▶ What to produce: What lies from the line containing "Convert this diagram to TikZ code." through the line containing "width=94pt] (cust) at"? Print exactly those lines, with both ends, and no others.

▶ Entries shown:
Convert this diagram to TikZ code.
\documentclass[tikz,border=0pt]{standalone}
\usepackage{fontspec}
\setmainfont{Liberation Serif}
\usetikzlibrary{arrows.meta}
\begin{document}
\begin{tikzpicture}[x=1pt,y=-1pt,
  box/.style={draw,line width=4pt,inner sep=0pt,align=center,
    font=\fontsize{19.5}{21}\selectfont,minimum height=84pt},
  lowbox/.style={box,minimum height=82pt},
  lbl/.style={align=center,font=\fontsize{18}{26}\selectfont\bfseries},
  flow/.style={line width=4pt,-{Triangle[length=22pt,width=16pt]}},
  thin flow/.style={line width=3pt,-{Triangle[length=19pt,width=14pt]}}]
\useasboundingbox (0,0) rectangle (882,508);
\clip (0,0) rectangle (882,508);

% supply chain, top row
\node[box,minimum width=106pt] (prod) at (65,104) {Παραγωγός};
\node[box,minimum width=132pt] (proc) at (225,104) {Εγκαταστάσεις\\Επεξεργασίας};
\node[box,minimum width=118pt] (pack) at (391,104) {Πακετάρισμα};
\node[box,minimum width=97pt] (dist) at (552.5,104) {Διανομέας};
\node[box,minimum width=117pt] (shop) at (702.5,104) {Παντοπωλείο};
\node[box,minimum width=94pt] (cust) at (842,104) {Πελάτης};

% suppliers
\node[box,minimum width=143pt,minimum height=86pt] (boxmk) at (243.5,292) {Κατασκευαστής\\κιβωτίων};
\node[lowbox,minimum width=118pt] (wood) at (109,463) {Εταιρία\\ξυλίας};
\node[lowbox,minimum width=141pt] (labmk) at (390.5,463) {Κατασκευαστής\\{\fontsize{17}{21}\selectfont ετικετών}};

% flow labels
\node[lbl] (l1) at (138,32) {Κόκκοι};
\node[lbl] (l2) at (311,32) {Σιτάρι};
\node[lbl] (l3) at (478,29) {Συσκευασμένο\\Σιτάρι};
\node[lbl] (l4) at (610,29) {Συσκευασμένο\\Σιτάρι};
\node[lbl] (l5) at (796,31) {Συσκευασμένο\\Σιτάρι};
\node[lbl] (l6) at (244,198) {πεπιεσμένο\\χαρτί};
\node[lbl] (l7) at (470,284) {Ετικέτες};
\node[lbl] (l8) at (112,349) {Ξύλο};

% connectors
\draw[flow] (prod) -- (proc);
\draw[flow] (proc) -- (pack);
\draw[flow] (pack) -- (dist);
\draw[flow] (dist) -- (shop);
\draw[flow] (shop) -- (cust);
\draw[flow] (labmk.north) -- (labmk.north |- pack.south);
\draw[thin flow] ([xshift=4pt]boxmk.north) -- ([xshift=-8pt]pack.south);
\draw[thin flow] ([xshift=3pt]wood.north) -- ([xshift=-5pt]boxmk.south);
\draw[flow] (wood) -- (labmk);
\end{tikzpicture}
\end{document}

--

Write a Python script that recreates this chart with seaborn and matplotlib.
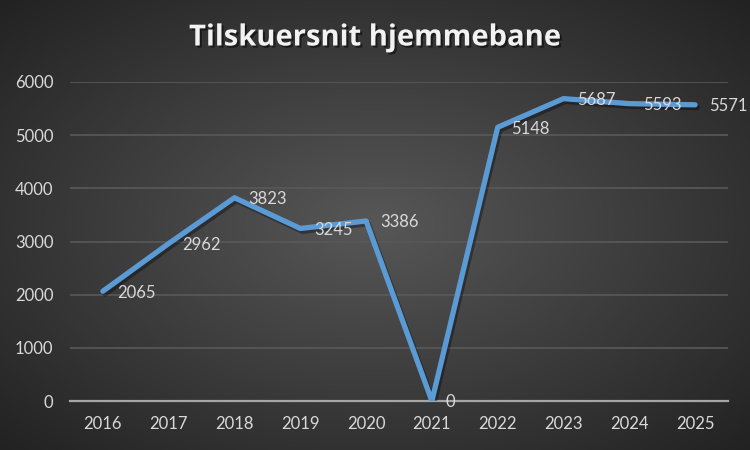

...

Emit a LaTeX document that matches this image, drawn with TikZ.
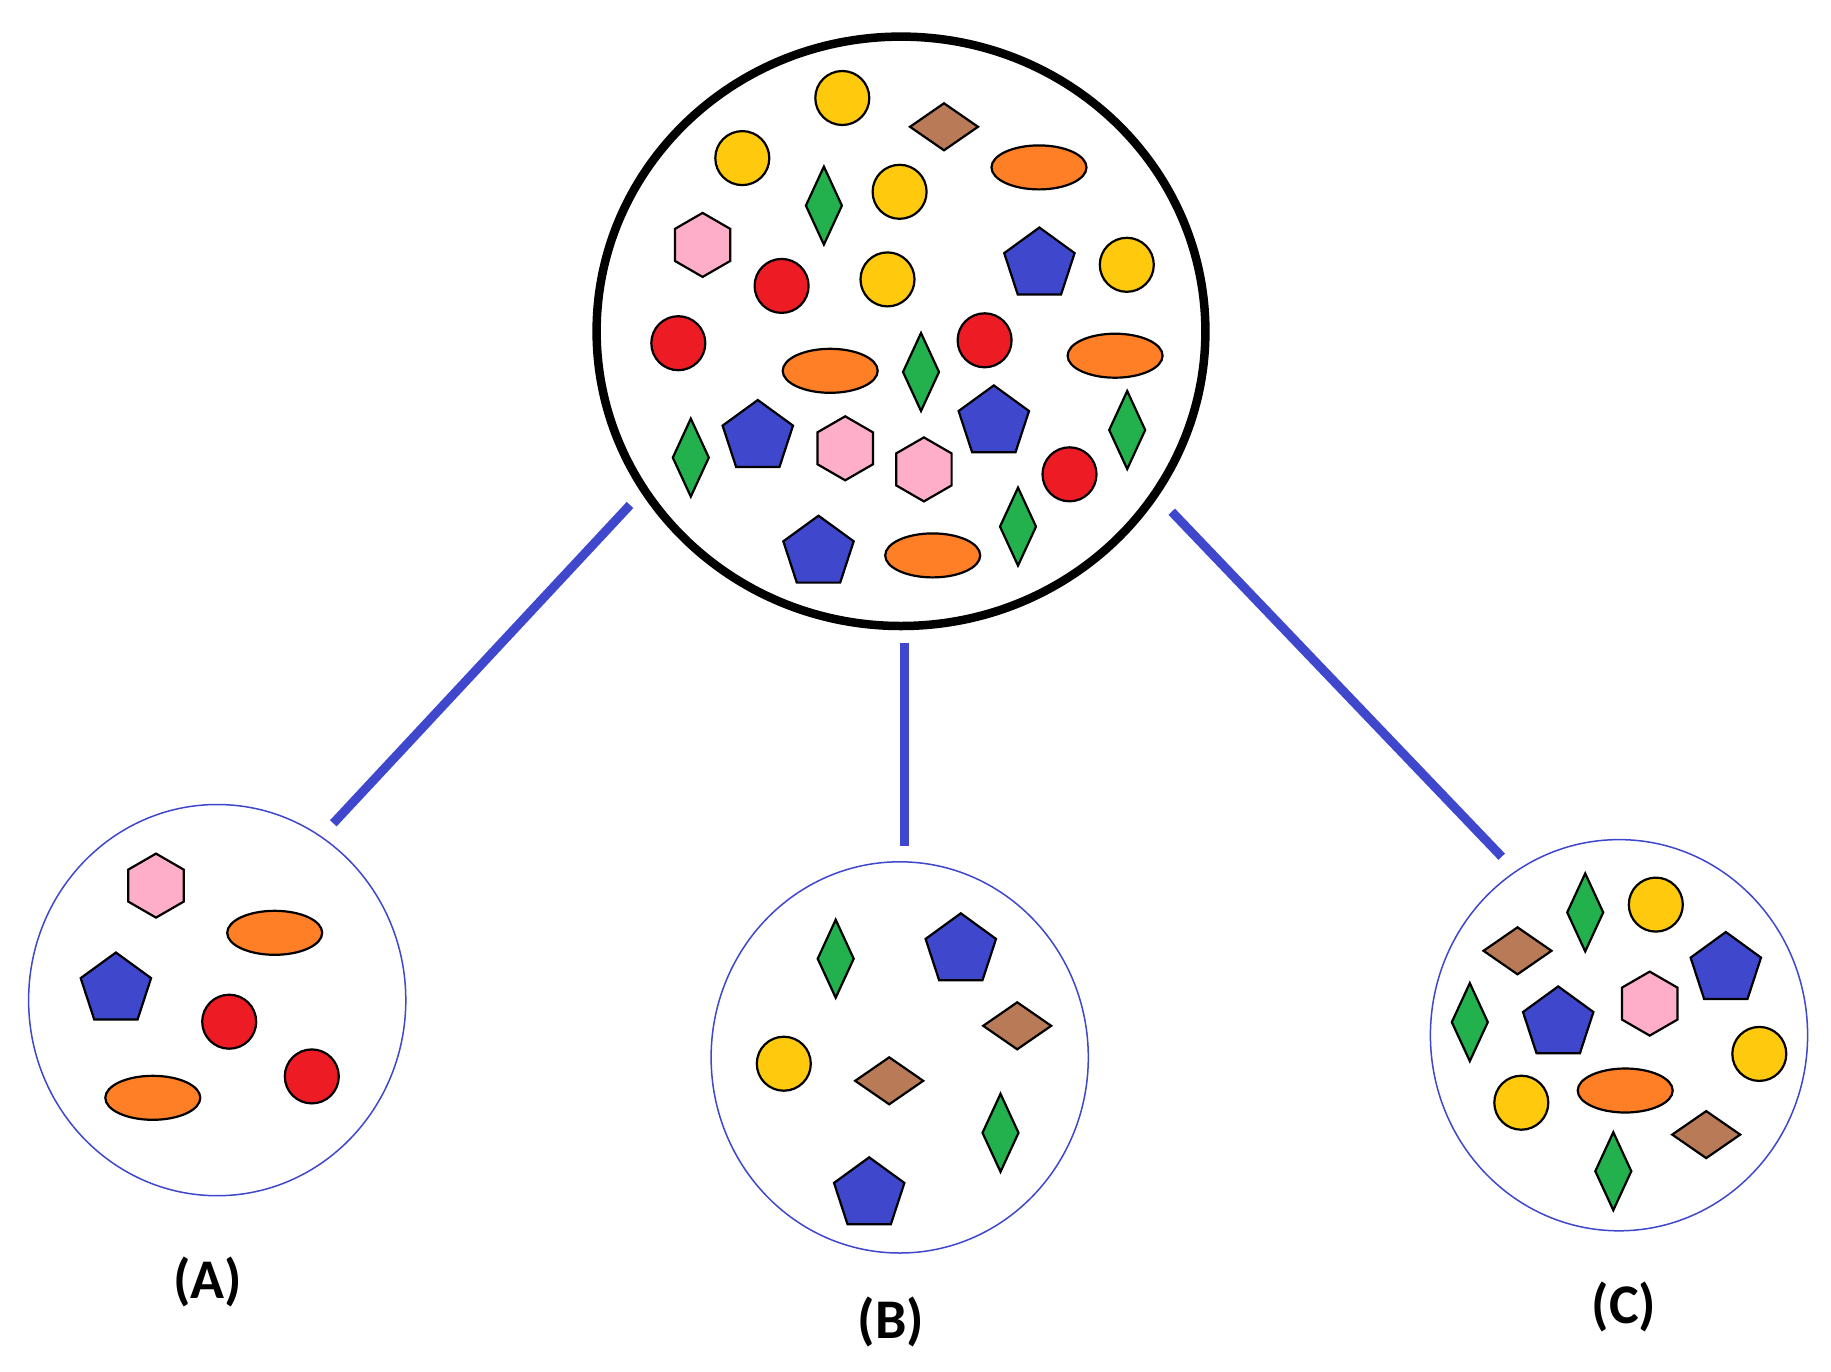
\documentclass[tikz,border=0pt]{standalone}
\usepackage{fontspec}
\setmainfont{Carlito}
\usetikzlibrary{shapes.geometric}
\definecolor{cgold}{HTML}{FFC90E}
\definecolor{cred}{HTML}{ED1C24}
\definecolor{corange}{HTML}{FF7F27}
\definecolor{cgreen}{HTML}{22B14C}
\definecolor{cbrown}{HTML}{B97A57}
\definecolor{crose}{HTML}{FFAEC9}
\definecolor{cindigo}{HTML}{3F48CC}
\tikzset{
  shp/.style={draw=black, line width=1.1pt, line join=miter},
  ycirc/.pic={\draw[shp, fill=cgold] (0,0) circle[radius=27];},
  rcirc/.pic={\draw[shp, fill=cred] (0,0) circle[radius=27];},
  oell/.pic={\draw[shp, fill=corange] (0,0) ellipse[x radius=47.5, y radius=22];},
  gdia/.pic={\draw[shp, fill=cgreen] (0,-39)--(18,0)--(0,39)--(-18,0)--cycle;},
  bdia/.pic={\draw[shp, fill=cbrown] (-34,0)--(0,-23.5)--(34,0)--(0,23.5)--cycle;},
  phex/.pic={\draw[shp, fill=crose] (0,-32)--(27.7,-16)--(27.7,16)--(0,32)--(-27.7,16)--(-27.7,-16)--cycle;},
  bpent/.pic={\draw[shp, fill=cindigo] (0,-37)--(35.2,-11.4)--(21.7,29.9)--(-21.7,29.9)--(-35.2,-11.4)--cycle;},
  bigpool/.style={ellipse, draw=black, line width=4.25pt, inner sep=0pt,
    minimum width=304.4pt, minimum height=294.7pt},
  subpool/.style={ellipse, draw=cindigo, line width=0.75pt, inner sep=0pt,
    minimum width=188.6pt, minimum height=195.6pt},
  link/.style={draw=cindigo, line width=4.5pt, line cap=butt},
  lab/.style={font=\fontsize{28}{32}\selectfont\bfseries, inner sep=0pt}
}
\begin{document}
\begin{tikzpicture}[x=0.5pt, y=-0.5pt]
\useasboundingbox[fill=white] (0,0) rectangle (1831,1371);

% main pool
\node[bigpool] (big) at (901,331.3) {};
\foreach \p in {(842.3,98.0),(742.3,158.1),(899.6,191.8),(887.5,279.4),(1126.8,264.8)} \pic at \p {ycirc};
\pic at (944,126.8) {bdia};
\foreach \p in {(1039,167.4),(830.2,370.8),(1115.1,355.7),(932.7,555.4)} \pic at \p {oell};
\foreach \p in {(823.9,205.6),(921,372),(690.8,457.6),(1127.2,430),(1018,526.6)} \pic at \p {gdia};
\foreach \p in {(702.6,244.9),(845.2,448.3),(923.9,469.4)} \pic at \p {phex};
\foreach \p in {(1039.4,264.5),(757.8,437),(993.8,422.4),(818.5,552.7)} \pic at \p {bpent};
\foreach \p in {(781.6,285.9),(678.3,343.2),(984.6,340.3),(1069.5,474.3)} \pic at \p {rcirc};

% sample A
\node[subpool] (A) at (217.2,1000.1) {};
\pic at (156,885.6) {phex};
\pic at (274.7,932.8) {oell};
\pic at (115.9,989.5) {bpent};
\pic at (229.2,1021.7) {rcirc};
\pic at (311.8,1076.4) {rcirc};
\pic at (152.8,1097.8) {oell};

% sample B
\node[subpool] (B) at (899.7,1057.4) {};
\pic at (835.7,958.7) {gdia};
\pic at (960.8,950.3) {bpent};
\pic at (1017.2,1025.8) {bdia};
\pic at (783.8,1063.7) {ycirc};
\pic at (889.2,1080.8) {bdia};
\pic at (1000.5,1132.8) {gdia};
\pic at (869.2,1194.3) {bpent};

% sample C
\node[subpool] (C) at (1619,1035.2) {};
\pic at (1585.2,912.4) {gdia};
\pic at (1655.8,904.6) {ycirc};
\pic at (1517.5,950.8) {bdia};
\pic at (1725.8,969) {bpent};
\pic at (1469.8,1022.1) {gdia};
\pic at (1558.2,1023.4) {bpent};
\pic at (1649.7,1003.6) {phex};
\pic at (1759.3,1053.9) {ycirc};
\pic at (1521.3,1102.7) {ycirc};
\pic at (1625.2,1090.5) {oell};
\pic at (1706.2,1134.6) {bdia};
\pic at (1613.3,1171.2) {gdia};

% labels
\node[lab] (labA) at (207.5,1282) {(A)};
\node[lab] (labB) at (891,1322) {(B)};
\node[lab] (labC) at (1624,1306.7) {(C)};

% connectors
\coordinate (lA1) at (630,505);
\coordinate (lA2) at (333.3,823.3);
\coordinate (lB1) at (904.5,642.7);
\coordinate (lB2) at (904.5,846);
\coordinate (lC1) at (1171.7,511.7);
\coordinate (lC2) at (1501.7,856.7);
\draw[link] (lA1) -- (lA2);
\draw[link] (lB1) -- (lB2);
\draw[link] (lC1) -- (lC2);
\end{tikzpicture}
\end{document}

▶ Answer in full:
Convert this diagram to TikZ code.
\documentclass[tikz,border=0pt]{standalone}
\usepackage{fontspec}
\setmainfont{Liberation Serif}
\usetikzlibrary{arrows.meta}
\begin{document}
\begin{tikzpicture}[x=1pt,y=-1pt,
  box/.style={draw,line width=4pt,inner sep=0pt,align=center,
    font=\fontsize{19.5}{21}\selectfont,minimum height=84pt},
  lowbox/.style={box,minimum height=82pt},
  lbl/.style={align=center,font=\fontsize{18}{26}\selectfont\bfseries},
  flow/.style={line width=4pt,-{Triangle[length=22pt,width=16pt]}},
  thin flow/.style={line width=3pt,-{Triangle[length=19pt,width=14pt]}}]
\useasboundingbox (0,0) rectangle (882,508);
\clip (0,0) rectangle (882,508);

% supply chain, top row
\node[box,minimum width=106pt] (prod) at (65,104) {Παραγωγός};
\node[box,minimum width=132pt] (proc) at (225,104) {Εγκαταστάσεις\\Επεξεργασίας};
\node[box,minimum width=118pt] (pack) at (391,104) {Πακετάρισμα};
\node[box,minimum width=97pt] (dist) at (552.5,104) {Διανομέας};
\node[box,minimum width=117pt] (shop) at (702.5,104) {Παντοπωλείο};
\node[box,minimum width=94pt] (cust) at (842,104) {Πελάτης};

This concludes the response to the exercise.